Faster wage and economic growth is a reality across the developed world with the US at its vanguard. A byproduct is tightening of policy aggressively. Easy monetary policy is a relic of the past and, as with such cycles, debt may well trump equity going forward. This is precisely why the fear gauge is showing enormous volatility. The risks of inflation as pointed out by RBI on Thursday and inherent in the US currently due to an overheating economy mean that a recession is far away, for the trade cycle will see peaks rather than troughs.
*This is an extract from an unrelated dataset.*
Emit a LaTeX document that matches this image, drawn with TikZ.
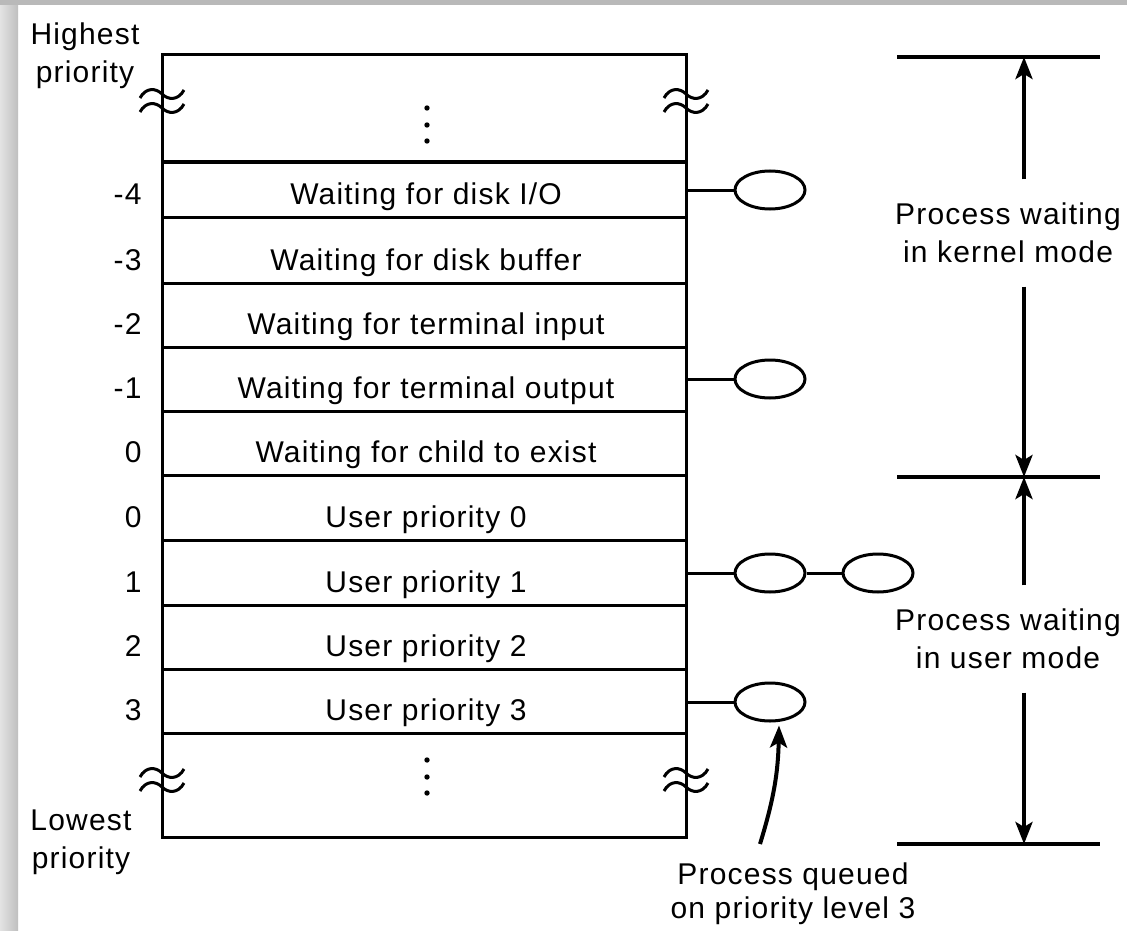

‘Financial Times’ summed up the situation on Thursday when it stated - The high velocity termination of short volume funds worth over $3 billion was one technical factor implicated in the violence of S&P 500's drop. The whipsaw trades scything through the world of notional valuations, but equally real money in the real world, devastating people, markets and economies. What is reassuring is that banks are not disintegrating and falling by the wayside, nor is there sub prime mortgage crisis. India remains well insulated despite being plugging and playing in a well integrated global network. Glocal issues have been dominant - between a US contagion and old levies returning after 14 years to haunt equity investors. What is disquieting, though, is that bonds are a recurrent theme across financial markets and they may well trip one of the longest rip roaring bull runs in recent years. Let Edelweiss Financial Service have the last word in this debate - “With crude oil prices moving up last year, there is concern that inflation may rise and there is no certainty where crude prices may pause. Second, in the US, it is expected that rate hikes will be more aggressive this year. Bond traders are already sitting on losses and have no appetite to buy more in this market environment.”